• **Dataset extract**:
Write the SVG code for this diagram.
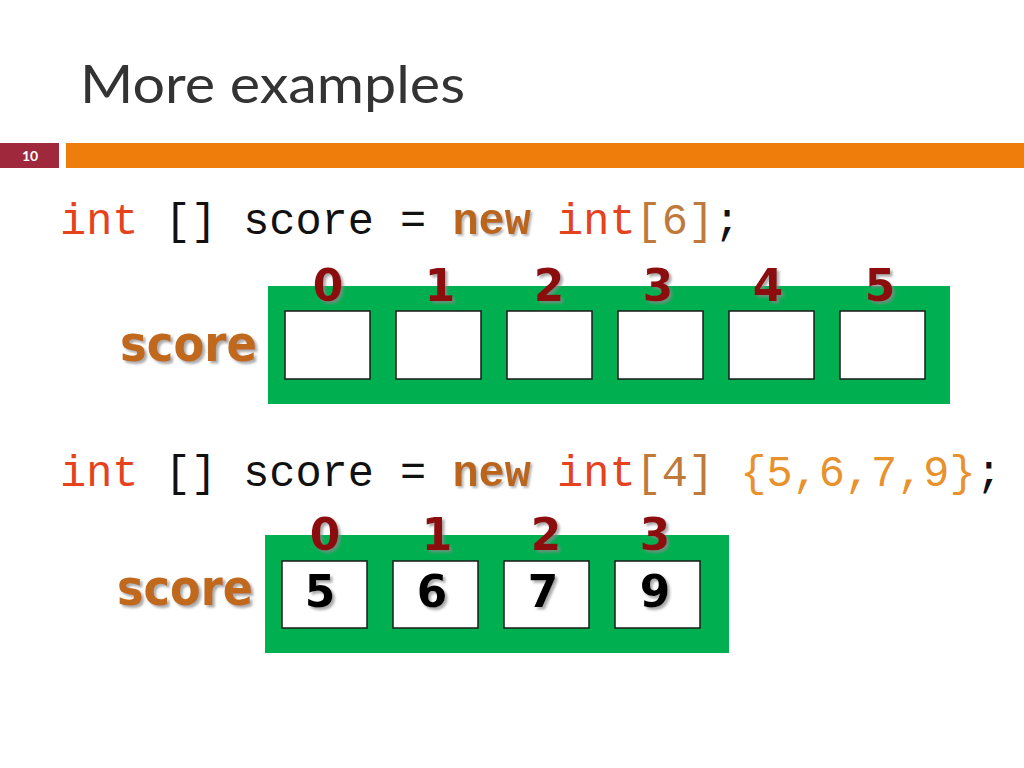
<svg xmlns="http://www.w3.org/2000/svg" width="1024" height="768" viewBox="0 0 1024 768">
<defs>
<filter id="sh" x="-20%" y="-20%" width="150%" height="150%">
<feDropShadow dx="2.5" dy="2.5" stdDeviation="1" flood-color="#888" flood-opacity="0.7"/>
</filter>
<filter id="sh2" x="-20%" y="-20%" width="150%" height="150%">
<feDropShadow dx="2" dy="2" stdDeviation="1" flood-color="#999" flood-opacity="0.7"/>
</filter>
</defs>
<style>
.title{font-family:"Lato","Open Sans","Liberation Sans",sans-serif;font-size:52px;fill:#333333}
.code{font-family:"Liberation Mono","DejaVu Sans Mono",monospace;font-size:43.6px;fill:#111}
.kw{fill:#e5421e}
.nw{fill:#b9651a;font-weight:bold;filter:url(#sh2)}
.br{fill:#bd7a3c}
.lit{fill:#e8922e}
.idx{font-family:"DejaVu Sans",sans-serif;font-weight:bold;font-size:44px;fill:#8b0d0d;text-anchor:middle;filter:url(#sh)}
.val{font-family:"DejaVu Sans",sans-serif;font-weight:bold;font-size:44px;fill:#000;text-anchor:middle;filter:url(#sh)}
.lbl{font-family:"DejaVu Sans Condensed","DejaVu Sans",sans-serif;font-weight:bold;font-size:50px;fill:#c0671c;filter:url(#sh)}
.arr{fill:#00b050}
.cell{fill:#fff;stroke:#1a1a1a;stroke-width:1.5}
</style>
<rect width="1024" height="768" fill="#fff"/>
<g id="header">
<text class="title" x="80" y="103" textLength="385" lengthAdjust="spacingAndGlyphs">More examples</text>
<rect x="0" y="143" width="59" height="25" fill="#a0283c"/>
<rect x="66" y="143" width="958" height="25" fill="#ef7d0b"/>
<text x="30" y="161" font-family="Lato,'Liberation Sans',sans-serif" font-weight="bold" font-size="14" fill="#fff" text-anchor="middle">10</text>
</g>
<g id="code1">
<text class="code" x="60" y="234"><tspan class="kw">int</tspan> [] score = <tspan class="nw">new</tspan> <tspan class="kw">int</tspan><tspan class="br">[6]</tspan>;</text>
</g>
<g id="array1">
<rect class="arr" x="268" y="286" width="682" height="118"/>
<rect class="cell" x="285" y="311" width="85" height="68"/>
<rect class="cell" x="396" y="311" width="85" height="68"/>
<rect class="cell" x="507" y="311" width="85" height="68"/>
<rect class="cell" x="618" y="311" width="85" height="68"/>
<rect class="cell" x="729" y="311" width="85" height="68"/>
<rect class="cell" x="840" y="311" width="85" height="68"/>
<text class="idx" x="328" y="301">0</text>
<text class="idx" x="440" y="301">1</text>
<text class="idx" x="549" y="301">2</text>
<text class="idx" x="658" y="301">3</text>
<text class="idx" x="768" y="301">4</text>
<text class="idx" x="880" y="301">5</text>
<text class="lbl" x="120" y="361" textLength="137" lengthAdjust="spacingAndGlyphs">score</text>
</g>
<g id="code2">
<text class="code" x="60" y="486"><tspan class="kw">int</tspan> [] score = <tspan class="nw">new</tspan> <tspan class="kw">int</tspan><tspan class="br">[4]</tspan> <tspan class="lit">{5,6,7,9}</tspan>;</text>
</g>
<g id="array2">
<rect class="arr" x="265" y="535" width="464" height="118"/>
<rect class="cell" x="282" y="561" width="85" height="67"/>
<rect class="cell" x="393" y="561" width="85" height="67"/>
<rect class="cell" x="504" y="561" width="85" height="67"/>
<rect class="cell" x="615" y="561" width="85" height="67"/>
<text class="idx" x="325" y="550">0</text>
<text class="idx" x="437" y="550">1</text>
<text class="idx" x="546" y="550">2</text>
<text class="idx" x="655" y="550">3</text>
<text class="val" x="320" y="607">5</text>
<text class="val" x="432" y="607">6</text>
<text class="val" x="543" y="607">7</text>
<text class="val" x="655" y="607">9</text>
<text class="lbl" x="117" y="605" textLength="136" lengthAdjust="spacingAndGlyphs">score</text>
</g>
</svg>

---

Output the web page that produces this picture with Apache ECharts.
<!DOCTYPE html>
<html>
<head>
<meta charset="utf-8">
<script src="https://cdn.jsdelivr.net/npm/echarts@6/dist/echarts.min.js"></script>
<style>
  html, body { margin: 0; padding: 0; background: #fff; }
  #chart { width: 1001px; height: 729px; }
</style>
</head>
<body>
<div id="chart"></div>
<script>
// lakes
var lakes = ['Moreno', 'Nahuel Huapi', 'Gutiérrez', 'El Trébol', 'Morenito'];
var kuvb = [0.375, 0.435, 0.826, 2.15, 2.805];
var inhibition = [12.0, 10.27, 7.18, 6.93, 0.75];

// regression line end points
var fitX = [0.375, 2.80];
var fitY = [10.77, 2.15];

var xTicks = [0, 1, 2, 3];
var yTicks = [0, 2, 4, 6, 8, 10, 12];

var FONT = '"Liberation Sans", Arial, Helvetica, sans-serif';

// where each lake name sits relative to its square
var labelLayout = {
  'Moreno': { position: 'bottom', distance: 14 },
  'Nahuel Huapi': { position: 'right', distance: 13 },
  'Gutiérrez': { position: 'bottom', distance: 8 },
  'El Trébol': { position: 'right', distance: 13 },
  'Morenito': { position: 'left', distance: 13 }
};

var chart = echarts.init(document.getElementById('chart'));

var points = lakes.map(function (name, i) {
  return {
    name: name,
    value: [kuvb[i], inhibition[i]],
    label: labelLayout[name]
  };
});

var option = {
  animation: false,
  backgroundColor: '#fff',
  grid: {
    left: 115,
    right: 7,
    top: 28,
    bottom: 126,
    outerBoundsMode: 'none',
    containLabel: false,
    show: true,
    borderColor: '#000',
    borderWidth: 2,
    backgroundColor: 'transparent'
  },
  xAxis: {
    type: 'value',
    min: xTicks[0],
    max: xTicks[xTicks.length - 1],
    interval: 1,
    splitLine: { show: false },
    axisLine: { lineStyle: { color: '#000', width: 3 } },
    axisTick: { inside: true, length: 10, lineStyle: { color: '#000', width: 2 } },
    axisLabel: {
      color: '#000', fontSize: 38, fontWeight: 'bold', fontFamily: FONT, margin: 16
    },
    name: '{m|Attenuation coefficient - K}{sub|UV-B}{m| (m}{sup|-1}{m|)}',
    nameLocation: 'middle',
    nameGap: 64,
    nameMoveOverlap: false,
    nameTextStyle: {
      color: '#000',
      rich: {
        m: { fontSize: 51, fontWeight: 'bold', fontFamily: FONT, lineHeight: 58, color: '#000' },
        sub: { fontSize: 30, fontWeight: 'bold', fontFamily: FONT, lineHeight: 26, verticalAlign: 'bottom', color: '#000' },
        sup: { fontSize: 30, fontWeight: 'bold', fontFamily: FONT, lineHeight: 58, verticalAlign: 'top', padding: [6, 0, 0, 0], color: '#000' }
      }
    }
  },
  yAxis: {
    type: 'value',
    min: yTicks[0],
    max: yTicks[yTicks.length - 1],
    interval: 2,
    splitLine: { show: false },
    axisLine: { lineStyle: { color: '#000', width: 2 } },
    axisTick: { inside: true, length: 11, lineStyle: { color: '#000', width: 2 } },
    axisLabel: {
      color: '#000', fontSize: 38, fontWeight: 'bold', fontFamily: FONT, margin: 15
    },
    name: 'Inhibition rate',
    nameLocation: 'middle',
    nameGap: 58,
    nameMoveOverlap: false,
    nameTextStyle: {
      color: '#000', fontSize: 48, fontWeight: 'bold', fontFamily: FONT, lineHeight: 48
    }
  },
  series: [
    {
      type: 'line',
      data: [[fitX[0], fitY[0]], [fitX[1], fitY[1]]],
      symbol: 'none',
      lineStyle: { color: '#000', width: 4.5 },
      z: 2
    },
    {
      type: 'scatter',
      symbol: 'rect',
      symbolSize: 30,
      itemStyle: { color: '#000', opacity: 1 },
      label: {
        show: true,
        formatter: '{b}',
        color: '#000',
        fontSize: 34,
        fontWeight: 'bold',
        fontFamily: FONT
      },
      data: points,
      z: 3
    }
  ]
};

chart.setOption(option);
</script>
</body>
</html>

...

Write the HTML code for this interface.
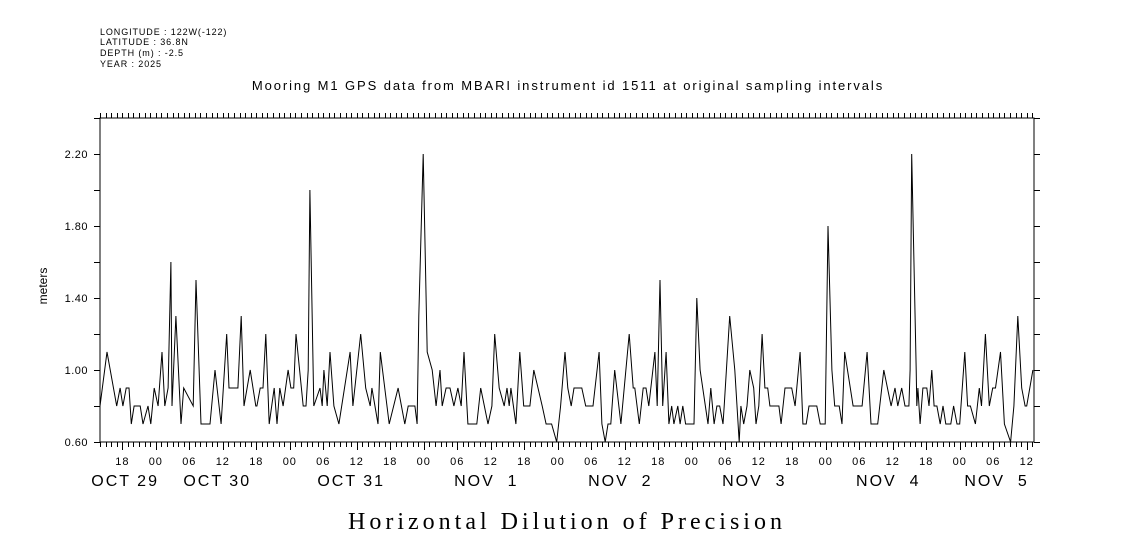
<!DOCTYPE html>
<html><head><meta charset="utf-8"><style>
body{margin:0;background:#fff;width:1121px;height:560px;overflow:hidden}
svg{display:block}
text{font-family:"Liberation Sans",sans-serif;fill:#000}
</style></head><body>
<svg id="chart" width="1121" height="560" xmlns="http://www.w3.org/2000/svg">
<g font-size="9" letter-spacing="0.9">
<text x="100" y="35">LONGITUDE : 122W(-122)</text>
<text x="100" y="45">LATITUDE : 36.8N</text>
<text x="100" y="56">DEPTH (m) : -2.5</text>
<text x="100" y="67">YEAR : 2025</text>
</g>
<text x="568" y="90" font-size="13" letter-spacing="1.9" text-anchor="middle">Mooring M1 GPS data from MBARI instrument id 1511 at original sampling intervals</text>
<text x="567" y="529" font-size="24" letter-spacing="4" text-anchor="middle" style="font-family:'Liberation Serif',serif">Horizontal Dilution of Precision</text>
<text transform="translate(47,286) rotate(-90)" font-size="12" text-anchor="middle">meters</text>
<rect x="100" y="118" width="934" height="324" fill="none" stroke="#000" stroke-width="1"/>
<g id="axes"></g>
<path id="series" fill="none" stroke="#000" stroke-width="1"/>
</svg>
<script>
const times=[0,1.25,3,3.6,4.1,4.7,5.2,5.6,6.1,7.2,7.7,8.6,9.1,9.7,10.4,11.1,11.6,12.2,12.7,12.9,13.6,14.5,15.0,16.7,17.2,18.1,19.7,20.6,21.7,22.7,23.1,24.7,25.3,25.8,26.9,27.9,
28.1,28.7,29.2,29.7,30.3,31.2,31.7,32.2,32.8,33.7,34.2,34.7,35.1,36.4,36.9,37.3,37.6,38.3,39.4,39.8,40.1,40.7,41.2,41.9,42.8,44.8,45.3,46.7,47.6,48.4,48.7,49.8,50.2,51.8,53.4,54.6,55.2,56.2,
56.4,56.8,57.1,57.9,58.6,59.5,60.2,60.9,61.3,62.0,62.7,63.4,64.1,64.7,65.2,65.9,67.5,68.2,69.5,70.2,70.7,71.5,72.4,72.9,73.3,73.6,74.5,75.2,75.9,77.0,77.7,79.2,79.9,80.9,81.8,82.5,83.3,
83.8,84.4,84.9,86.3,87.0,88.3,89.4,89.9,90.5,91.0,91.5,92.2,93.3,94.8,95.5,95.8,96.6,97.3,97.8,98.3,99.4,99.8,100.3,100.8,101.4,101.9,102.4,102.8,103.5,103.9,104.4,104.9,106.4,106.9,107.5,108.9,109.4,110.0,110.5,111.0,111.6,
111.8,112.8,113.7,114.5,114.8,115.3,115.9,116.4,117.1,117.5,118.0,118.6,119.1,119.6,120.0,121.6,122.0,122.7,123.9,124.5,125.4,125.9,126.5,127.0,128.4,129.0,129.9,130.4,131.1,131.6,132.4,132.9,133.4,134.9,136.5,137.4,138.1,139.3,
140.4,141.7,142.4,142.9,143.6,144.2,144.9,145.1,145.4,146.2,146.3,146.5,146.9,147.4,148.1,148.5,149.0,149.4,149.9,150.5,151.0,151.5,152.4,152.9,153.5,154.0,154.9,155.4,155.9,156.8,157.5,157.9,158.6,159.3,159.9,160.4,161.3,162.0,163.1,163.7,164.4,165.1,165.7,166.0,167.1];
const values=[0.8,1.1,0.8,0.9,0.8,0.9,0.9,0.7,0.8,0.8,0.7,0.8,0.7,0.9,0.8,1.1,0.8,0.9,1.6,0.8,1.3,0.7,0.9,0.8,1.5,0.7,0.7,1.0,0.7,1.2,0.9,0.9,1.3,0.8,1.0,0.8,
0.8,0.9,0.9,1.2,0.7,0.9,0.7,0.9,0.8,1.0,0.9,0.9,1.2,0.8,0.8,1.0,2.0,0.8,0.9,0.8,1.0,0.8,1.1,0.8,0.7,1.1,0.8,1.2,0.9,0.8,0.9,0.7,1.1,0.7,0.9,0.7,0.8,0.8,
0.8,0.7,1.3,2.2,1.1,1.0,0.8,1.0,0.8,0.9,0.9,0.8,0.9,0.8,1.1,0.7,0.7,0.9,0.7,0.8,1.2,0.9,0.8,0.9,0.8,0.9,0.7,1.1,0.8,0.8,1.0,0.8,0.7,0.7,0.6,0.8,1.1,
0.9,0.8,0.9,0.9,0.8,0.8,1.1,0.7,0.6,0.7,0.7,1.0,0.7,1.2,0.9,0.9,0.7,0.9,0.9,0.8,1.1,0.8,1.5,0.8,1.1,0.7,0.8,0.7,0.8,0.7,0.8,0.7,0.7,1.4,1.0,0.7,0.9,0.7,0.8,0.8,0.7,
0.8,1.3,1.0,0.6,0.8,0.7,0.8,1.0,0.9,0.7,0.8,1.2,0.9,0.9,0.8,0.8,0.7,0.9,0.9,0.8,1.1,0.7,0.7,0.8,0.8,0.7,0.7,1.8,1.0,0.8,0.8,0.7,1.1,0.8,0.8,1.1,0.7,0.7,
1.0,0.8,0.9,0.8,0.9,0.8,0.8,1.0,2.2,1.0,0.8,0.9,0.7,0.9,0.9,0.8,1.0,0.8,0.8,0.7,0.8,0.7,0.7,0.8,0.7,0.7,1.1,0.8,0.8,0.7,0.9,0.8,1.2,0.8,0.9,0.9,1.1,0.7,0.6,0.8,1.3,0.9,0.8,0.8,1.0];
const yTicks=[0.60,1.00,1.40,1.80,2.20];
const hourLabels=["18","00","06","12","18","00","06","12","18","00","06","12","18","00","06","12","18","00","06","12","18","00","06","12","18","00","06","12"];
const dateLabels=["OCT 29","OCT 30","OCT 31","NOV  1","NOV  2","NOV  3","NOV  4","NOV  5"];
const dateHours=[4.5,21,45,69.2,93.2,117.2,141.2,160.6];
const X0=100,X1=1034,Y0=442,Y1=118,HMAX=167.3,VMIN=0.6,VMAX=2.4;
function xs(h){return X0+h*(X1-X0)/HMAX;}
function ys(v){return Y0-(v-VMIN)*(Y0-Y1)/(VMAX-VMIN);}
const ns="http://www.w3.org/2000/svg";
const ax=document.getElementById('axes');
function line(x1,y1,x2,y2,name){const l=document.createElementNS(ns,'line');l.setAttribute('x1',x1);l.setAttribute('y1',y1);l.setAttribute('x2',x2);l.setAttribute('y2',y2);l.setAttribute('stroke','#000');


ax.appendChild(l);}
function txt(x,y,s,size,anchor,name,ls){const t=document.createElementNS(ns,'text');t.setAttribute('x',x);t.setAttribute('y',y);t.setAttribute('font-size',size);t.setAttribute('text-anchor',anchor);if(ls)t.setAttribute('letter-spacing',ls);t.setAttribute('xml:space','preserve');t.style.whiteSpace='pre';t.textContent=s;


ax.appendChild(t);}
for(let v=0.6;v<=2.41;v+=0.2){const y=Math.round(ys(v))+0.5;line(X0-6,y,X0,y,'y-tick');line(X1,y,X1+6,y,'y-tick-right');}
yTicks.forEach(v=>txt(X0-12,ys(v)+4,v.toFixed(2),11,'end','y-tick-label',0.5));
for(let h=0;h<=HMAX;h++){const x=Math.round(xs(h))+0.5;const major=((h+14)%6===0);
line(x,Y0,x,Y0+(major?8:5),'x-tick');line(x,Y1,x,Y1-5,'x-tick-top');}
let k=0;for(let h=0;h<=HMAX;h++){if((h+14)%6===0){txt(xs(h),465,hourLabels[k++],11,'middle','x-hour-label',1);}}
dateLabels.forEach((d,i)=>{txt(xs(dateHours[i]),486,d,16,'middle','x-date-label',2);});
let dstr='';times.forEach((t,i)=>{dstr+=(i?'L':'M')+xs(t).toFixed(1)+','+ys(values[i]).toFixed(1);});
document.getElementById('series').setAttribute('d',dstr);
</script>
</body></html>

• **Problem description**: Pull out all lines from the entries above in which the word "picture" appears.

• **Result below**:
Output the web page that produces this picture with Apache ECharts.

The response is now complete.